Saturday, August 20, 2011

Don't Burst My Bubble






My neighbor down the road has this bumper sticker. Every time I drive past I wonder what it really means. People around here say the Confederate flag represents their southern heritage. I won't even go into what is so wrong about that. Whatever. But what does "Git-R-Done" mean? Get what done?

A friend of a friend who doesn't live near here had the word NIG written in her lawn the other day. Let's just pause to let that soak in. I can't type something like that so casually.


It was written in Roundup- the weed killer formerly packaged and known as Agent Orange and sprayed in the Vietnam war to defoliate the forests to make it easier to drop bombs.

When I heard about this hate crime committed to my friends' dear friend I felt sick. I tried to forget about it, but felt its heavy weight for a few days. I'm' still feeling it. Just writing about it.

How scary. How scary to look out your window in the morning and catch sight of that word. It happened to my friends' friend. It could happen to us one day. To my little family.

Most of the time around here I don't think much about being a conspicuous family. Sure, there are local businesses I just know we'd never go into as an interracial family (the gun shop nearby is a great example of that. just judging from the amount of confederate flag bumper stickers in the parking lot.) But overall, I don't feel stared at a lot. Even though we're in a very rural area we have two universities nearby which help.


But after hearing about what happened to my friend I felt this uncontrollable urge to put my family into a bubble. To keep us safe. We are so conspicuous. I have no idea if the people who drive around with Confederate flag stickers are actively racists or not. I don't know if they would ever in a million years write the word NIG in someone's lawn. I don't know if they know a black girl lives here.



Having been white all my life I've never really had to consider what it would be like to have someone write the word NIG in my yard. What a perfect example of white privilege. Would I call the police? Would I tell the newspaper? Would I just keep quiet out of fear? Would I just pack up the family and never look back? But where would I go? Where is different? Where isn't populated with haters?

For me, the moments that I'm aware of how conspicuous our interracial family is are rare. When I do feel aware of it- stared at or people uncomfortably averting their gazes- that's when I stand back and look at our family. How we don't blend in. How we will never blend in. And how huge just that one detail about our family is.

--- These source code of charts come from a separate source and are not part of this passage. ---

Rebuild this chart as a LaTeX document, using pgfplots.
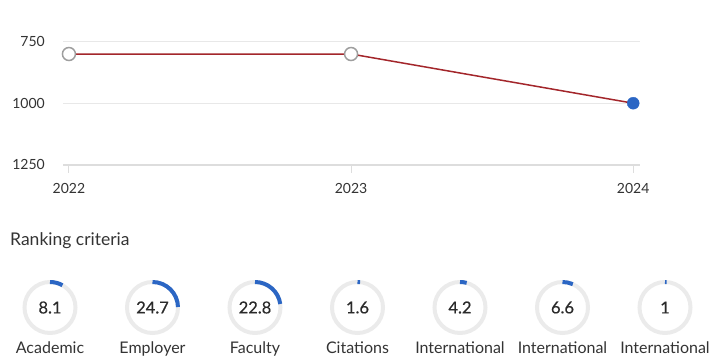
\documentclass[border=0pt]{standalone}
\usepackage{fontspec}
\setmainfont{Lato}
\newfontfamily\valfont[FakeBold=0.5]{Lato}
\usepackage{pgfplots}
\pgfplotsset{compat=1.18}
\definecolor{txt}{HTML}{333333}
\definecolor{valc}{HTML}{2A2A2A}
\definecolor{gridc}{HTML}{E8E8E8}
\definecolor{axisc}{HTML}{DDDDDD}
\definecolor{linec}{HTML}{A3262B}
\definecolor{markg}{HTML}{9E9E9E}
\definecolor{blu}{HTML}{2B66C4}
\definecolor{ring}{HTML}{EBEBEB}
\pgfdeclareplotmark{gauge}{%
  \pgfmathsetmacro\endang{90-3.6*\val}%
  \pgfsetlinewidth{4pt}%
  \pgfsetbuttcap
  \pgfsetstrokecolor{ring}%
  \pgfpathcircle{\pgfpointorigin}{25.5pt}%
  \pgfusepath{stroke}%
  \pgfsetstrokecolor{blu}%
  \pgfpathmoveto{\pgfpointpolar{90}{25.5pt}}%
  \pgfpatharc{90}{\endang}{25.5pt}%
  \pgfusepath{stroke}%
}
\begin{document}
\begin{tikzpicture}
\path[use as bounding box] (0,0) rectangle (720pt,360pt);
% ---- rank line chart
\begin{axis}[
  at={(63pt,195.3pt)}, anchor=south west,
  scale only axis, width=577pt, height=123pt,
  xmin=2021.979, xmax=2024.024,
  ymin=750, ymax=1250, y dir=reverse,
  ytick={750,1000,1250}, xtick={2022,2023,2024},
  axis x line=bottom, axis y line*=left,
  x axis line style={draw=axisc, line width=2pt, -},
  y axis line style={draw=none},
  xtick style={draw=axisc, line width=1pt},
  ytick style={draw=none},
  tick align=outside, major tick length=8pt,
  ymajorgrids, grid style={draw=gridc, line width=1pt},
  clip=false,
  /pgf/number format/assume math mode=true,
  /pgf/number format/1000 sep={},
  ticklabel style={font=\fontsize{14}{16}\selectfont, text=txt},
  yticklabel style={anchor=east, inner sep=0pt},
  xticklabel style={anchor=north, inner sep=0pt},
  yticklabel shift=10pt,
  xticklabel shift=10pt,
]
\addplot[linec, line width=1.5pt, mark=none] coordinates {(2022,800) (2023,800) (2024,1000)};
\addplot[only marks, mark=*, mark size=6.5pt, mark options={draw=markg, fill=white, line width=1.5pt}] coordinates {(2022,800) (2023,800)};
\addplot[only marks, mark=*, mark size=6pt, mark options={draw=blu, fill=blu}] coordinates {(2024,1000)};
\end{axis}
\node[anchor=base west, inner sep=0pt, text=txt, font=\fontsize{17.5}{20}\selectfont] at (10pt,114.3pt) {Ranking criteria};
% ---- gauges
\begin{axis}[
  at={(50pt,52.5pt)}, anchor=west,
  scale only axis, width=615pt, height=20pt,
  xmin=0, xmax=6, ymin=-1, ymax=1,
  axis line style={draw=none}, clip=false,
  xtick=data, ytick=\empty,
  xticklabels={Academic,Employer,Faculty,Citations,International,International,International},
  xtick style={draw=none},
  xticklabel style={anchor=base, inner sep=0pt, text=txt, font=\fontsize{16}{18}\selectfont},
  xticklabel shift=35.8pt,
]
\addplot[only marks, mark=gauge,
  point meta=explicit,
  visualization depends on={\thisrow{v} \as \val},
  nodes near coords={\pgfmathprintnumber{\pgfplotspointmeta}},
  nodes near coords align={center},
  every node near coord/.style={anchor=center, inner sep=0pt, text=valc, font=\valfont\fontsize{16.5}{18}\selectfont, /pgf/number format/assume math mode=true},
] table[x=i, y=y, meta=v] {
i y v
0 0 8.1
1 0 24.7
2 0 22.8
3 0 1.6
4 0 4.2
5 0 6.6
6 0 1
};
\end{axis}
\end{tikzpicture}
\end{document}
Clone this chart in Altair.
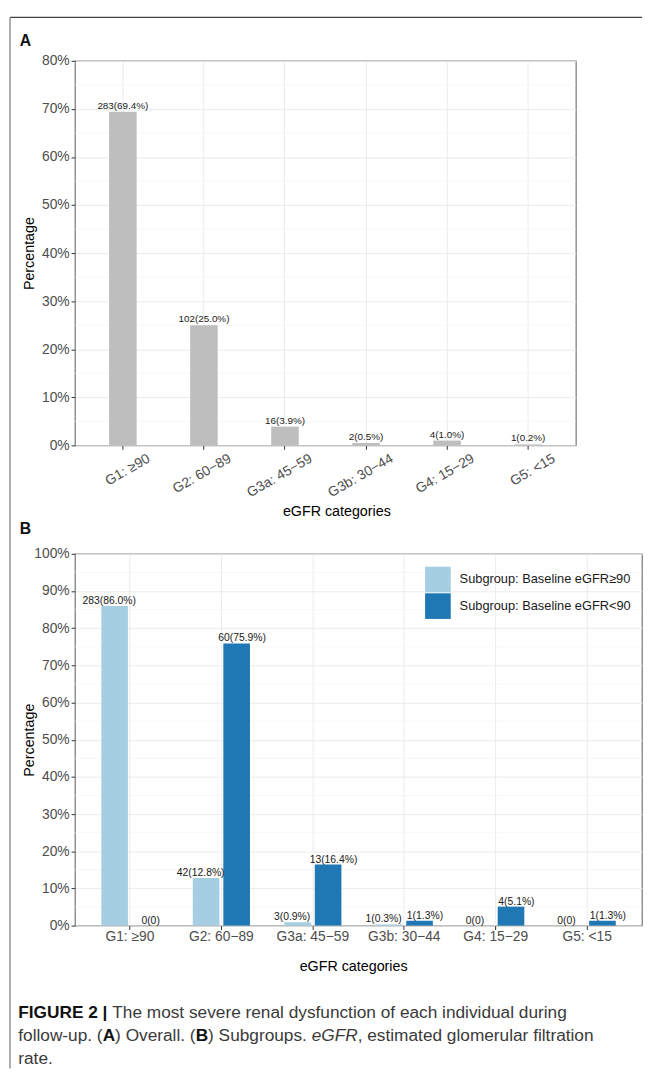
import altair as alt
import pandas as pd

# ---------------- data ----------------
categories = ["G1: ≥90", "G2: 60−89", "G3a: 45−59", "G3b: 30−44", "G4: 15−29", "G5: <15"]
overall_n = [283, 102, 16, 2, 4, 1]
overall_pct = [69.4, 25.0, 3.9, 0.5, 1.0, 0.2]

groups = ["Subgroup: Baseline eGFR≥90", "Subgroup: Baseline eGFR<90"]
ge90_n = [283, 42, 3, 1, 0, 0]
ge90_pct = [86.0, 12.8, 0.9, 0.3, 0.0, 0.0]
lt90_n = [0, 60, 13, 1, 4, 1]
lt90_pct = [0.0, 75.9, 16.4, 1.3, 5.1, 1.3]
group_colors = ["#A6CEE3", "#1F78B4"]

ticks_a = [0, 10, 20, 30, 40, 50, 60, 70, 80]
minor_a = [5, 15, 25, 35, 45, 55, 65, 75]
ticks_b = [0, 10, 20, 30, 40, 50, 60, 70, 80, 90, 100]
minor_b = [5, 15, 25, 35, 45, 55, 65, 75, 85, 95]


def lab(n, p):
    return f"{n}({p:.1f}%)" if n > 0 else "0(0)"


dfA = pd.DataFrame({
    "cat": categories,
    "pct": overall_pct,
    "label": [lab(n, p) for n, p in zip(overall_n, overall_pct)],
})
dfB = pd.DataFrame({
    "cat": categories * 2,
    "group": [groups[0]] * 6 + [groups[1]] * 6,
    "pct": ge90_pct + lt90_pct,
    "label": [lab(n, p) for n, p in zip(ge90_n, ge90_pct)] + [lab(n, p) for n, p in zip(lt90_n, lt90_pct)],
})

FONT = "Liberation Sans"
WA, HA = 508, 390
WB, HB = 575, 377
one = pd.DataFrame({"k": [0]})


def y_axis(vals, h):
    return alt.Axis(values=vals, tickCount=len(vals) + 2, labelExpr="datum.value + '%'",
                    title="Percentage", grid=True, labelFlush=False, labelOverlap=False,
                    labelSeparation=0, labelPadding=2,
                    titleX=-46.6, titleY=h / 2, titleAngle=270,
                    titleAlign="center", titleBaseline="middle")


# ---------------- panel A ----------------
yA = alt.Y("pct:Q", scale=alt.Scale(domain=[0, 80], nice=False), axis=y_axis(ticks_a, HA))
xA = alt.X("cat:N", sort=categories,
           scale=alt.Scale(paddingInner=0.66, paddingOuter=0.42),
           axis=alt.Axis(title="eGFR categories", labelAngle=330, labelAlign="right",
                         labelBaseline="top", labelOffset=23, labelPadding=2,
                         labelOverlap=False,
                         grid=True, titleX=265, titleY=67, titleBaseline="middle"))

minorA = alt.Chart(pd.DataFrame({"pct": minor_a})).mark_rule(
    color="#F3F3F3", strokeWidth=0.7).encode(y=yA, x=alt.value(0), x2=alt.value(WA))
barsA = alt.Chart(dfA).mark_bar(color="#BEBEBE").encode(x=xA, y=yA)
textA = alt.Chart(dfA).mark_text(dy=-3, fontSize=10, font=FONT, color="#1a1a1a",
                                 baseline="alphabetic").encode(x=xA, y=yA, text="label:N")
frameTop = alt.Chart(one).mark_rule(color="#444444", strokeWidth=1.2).encode(
    x=alt.value(-66), x2=alt.value(575), y=alt.value(-44))
frameLeft = alt.Chart(one).mark_rule(color="#777777", strokeWidth=1.2).encode(
    x=alt.value(-66), y=alt.value(-44), y2=alt.value(1022))
letterA = alt.Chart(one).mark_text(text="A", fontSize=16, fontWeight="bold", font=FONT,
                                   align="left", baseline="alphabetic", color="#111111").encode(
    x=alt.value(-56), y=alt.value(-15))

panelA = alt.layer(minorA, barsA, textA, frameTop, frameLeft, letterA).properties(width=WA, height=HA)

# ---------------- panel B ----------------
xB = alt.X("cat:N", sort=categories, scale=alt.Scale(paddingInner=0, paddingOuter=0.1),
           axis=alt.Axis(title="eGFR categories", labelAngle=0, labelPadding=0, grid=True,
                         labelOverlap=False,
                         titleX=282, titleY=42, titleBaseline="middle"))
xoB = alt.XOffset("group:N", sort=groups, scale=alt.Scale(paddingInner=0.129, paddingOuter=0.56))
yB = alt.Y("pct:Q", scale=alt.Scale(domain=[0, 100], nice=False), axis=y_axis(ticks_b, HB))

minorB = alt.Chart(pd.DataFrame({"pct": minor_b})).mark_rule(
    color="#F3F3F3", strokeWidth=0.7).encode(y=yB, x=alt.value(0), x2=alt.value(WB))
barsB = alt.Chart(dfB).mark_bar().encode(
    x=xB, xOffset=xoB, y=yB,
    color=alt.Color("group:N", sort=groups,
                    scale=alt.Scale(domain=groups, range=group_colors),
                    legend=alt.Legend(title=None, orient="none", legendX=355, legendY=13,
                                      symbolType="square", symbolSize=676, symbolStrokeWidth=0,
                                      symbolOpacity=1, labelFontSize=13, labelFont=FONT,
                                      labelColor="#1a1a1a", labelOffset=9, rowPadding=1,
                                      padding=0, labelLimit=400)))


def text_b(group, dx):
    return alt.Chart(dfB).transform_filter(
        alt.datum.group == group
    ).mark_text(dy=-2, dx=dx, fontSize=10.5, font=FONT, color="#1a1a1a",
                baseline="alphabetic").encode(x=xB, xOffset=xoB, y=yB, text="label:N")


textB1 = text_b(groups[0], -5.5)
textB2 = text_b(groups[1], 5.5)
letterB = alt.Chart(one).mark_text(text="B", fontSize=16, fontWeight="bold", font=FONT,
                                   align="left", baseline="alphabetic", color="#111111").encode(
    x=alt.value(-56), y=alt.value(-20))

# ---------------- caption (mixed styles) ----------------
REG = {}
for ch, w in zip(" !(),-.|:", [278, 278, 333, 333, 278, 333, 278, 260, 278]):
    REG[ch] = w
for ch in "0123456789":
    REG[ch] = 556
for ch, w in zip("ABCDEFGHIJKLMNOPQRSTUVWXYZ",
                 [667, 667, 722, 722, 667, 611, 778, 722, 278, 500, 667, 556, 833, 722, 778, 667,
                  778, 722, 667, 611, 722, 667, 944, 667, 667, 611]):
    REG[ch] = w
for ch, w in zip("abcdefghijklmnopqrstuvwxyz",
                 [556, 556, 500, 556, 556, 278, 556, 556, 222, 222, 500, 222, 833, 556, 556, 556,
                  556, 333, 500, 278, 556, 500, 722, 500, 500, 500]):
    REG[ch] = w
BOLD = dict(REG)
BOLD.update({"A": 722, "B": 722, "F": 611, "I": 278, "G": 778, "U": 722, "R": 722, "E": 667,
             "2": 556, " ": 278, "|": 280})

CAP_SIZE = 17.5


def width(s, style):
    table = BOLD if style == "bold" else REG
    return sum(table.get(c, 556) for c in s) / 1000.0 * CAP_SIZE


caption_lines = [
    [("FIGURE 2 |", "bold"), (" The most severe renal dysfunction of each individual during", "normal")],
    [("follow-up. (", "normal"), ("A", "bold"), (") Overall. (", "normal"), ("B", "bold"),
     (") Subgroups. ", "normal"), ("eGFR", "italic"), (", estimated glomerular filtration", "normal")],
    [("rate.", "normal")],
]
caption_y = [470.4, 494.4, 517.4]
caption_x0 = -57.6

cap_layers = []
for line, yy in zip(caption_lines, caption_y):
    xx = caption_x0
    for seg, style in line:
        lead = len(seg) - len(seg.lstrip(" "))
        trail = len(seg) - len(seg.rstrip(" "))
        core = seg.strip(" ")
        xx += lead * width(" ", style)
        cap_layers.append(
            alt.Chart(one).mark_text(
                text=core, font=FONT, fontSize=CAP_SIZE, align="left", baseline="alphabetic",
                fontWeight="bold" if style == "bold" else "normal",
                fontStyle="italic" if style == "italic" else "normal",
                color="#111111" if style == "bold" else "#3a3a3a",
            ).encode(x=alt.value(xx), y=alt.value(yy))
        )
        xx += width(core, style) + trail * width(" ", style)

panelB = alt.layer(minorB, barsB, textB1, textB2, letterB, *cap_layers).properties(width=WB, height=HB)

chart = alt.vconcat(panelA, panelB, spacing=110, bounds="flush").resolve_scale(
    color="independent", x="independent", y="independent"
).resolve_legend(color="independent").properties(
    padding=0, background="white"
).configure_view(
    stroke="#7F7F7F", strokeWidth=1.3
).configure_axis(
    domain=False, tickColor="#333333", tickSize=4, tickWidth=1,
    labelFont=FONT, titleFont=FONT, labelColor="#4D4D4D", titleColor="#000000",
    labelFontSize=14, titleFontSize=14.5, titleFontWeight="normal",
    gridColor="#EBEBEB", gridWidth=1, labelLimit=300, labelOverlap=False
)

chart.save("out.html", embed_options={"renderer": "svg", "actions": False})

**This is part of a blog symposium that Claudia is holding. If you want to read what others are saying about their experience as a conspicuous family then hop over there. It's all good stuff.









10 comments:

il panettiere... said...

Ohhhh, Lost Plan.... This is, by far, one of my most favorite posts of yours. And that piece of art? Incredible.

Needless (?) to say, I had a huge bubble stuck in my throat making it hard to breathe and swallow as I read through your words and focused on your work.

A bubble.

So much love to you. I can't wait to meet one day.

Sunday said...

My guess is that “Get R Done” is a reference to Larry the Cable Guy, comedian. If you are unfamiliar with his work, here is a link to his bit about his adopted “pigmy”, maybe it will clear up any confusion you may have.

Larry the Cable Guy
http://youtu.be/dPXyEU5a94c

Sunday said...

oops!!! Larry the cable guy http://www.youtube.com/watch?v=dPXyEU5a94c

my life, my loves! said...

feel like Im going to puke. Just watched the link.. seeing those people laugh at the jack ass was the worst. blahhh...

Your post is amazing and I love your art!! LOVE IT!

Tortoise Mum said...

Talk about bursting bubbles. When I think about my dark skinned daughter I think about issues of acceptance and curiosity and her skin being fetished by white people. I don't have to think about someone hating her because she's not white. HATING her. Or worse. I'm not ignorant of the kind of deeply entrenched racism and violent history you're talking about ... I guess I'd just pushed it to one side. It didn't seem relevant to our experience. Thank you for posting this.

The Lost Planetista said...

Oh Sunday thanks for the link. That's Larry The Cable Guy? That's where 'get-r-done' comes from? Sick. Sick. Sick. And why are the people laughing?!

I'm going back into my little bubble.

Marcia (123 blog) said...

I am quite horrified at your friends' friends getting attacked like that.

Terrible!

(over from Claudia)

fiddlehead said...

I had all sorts of feelings as I read this powerful post. I have asked myself that same question when I have seen that ridiculous symbol. As I type this my son asked me, "Mom, why are there bad people?".....me, "I just don't know, I just don't know".

Claudia said...

Mindy, this is incredibly powerful. I've left it a few days before commenting because this is just SO far away from anything I've experienced; I can't imagine.

Thanks so much for writing this. I don't kno what else to say.

(Except that I love your little bubble-art. Fantastic).

konjochild said...

Reality can be so heartbreaking. I love the radiance y’all cast from inside your bubble -- beautiful.